What you will do » Whenever a line below holds the word "image", copy that line.

--- Begin Provided data ---

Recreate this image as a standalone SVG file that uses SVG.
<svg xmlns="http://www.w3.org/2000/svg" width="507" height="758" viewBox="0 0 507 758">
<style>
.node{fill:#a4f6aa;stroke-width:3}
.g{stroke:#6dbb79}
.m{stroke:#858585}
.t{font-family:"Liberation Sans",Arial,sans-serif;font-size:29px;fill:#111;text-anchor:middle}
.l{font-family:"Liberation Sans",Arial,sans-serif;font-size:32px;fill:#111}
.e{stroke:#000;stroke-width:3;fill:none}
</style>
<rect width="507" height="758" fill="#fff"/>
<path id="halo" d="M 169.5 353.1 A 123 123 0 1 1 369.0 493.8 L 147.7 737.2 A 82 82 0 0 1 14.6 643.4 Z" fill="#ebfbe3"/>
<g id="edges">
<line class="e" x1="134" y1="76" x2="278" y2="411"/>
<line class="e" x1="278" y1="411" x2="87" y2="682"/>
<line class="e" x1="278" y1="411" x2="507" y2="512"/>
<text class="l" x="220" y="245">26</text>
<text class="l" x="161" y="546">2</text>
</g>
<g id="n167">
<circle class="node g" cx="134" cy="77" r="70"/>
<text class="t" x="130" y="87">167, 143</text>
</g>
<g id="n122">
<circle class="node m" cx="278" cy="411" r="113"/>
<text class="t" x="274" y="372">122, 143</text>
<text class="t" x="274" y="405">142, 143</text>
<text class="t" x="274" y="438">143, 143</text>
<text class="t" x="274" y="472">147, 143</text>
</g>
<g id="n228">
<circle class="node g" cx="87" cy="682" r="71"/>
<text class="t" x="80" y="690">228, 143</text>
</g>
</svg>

--- End Provided data ---
--- Begin Provided data ---

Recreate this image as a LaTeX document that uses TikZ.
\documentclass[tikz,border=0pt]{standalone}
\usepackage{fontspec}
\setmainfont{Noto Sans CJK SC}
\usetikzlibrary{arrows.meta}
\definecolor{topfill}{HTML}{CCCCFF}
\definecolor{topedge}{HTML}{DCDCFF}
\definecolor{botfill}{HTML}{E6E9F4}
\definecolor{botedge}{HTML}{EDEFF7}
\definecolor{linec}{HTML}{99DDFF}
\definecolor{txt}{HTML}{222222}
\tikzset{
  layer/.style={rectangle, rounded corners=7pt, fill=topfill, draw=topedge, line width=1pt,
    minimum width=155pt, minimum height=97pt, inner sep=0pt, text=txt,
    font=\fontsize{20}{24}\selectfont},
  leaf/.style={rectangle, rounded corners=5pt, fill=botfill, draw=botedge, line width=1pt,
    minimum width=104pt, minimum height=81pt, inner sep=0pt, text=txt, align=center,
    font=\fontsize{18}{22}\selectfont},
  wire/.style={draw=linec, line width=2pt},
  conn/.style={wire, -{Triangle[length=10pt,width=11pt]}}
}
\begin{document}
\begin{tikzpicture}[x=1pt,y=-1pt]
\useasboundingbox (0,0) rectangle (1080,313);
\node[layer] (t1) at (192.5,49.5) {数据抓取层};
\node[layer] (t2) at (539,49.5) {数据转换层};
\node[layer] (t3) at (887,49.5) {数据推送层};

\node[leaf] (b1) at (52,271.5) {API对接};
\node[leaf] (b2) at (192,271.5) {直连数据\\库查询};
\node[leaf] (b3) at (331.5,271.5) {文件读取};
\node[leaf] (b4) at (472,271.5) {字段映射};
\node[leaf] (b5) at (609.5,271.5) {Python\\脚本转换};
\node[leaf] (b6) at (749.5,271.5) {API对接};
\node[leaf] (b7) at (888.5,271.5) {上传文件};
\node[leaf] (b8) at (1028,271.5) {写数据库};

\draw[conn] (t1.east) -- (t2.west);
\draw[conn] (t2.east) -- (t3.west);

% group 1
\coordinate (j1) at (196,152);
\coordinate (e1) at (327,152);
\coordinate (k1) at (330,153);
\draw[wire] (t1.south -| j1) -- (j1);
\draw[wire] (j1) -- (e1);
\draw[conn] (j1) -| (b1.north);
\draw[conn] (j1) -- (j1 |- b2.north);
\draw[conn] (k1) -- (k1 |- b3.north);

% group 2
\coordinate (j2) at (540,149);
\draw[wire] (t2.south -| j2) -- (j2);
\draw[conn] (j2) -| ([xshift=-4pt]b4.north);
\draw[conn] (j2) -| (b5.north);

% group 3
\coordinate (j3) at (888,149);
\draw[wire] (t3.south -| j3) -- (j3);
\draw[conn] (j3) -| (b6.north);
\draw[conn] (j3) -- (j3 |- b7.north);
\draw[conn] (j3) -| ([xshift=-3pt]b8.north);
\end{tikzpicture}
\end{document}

--- End Provided data ---

Solution for this task »
Recreate this image as a standalone SVG file that uses SVG.
Recreate this image as a LaTeX document that uses TikZ.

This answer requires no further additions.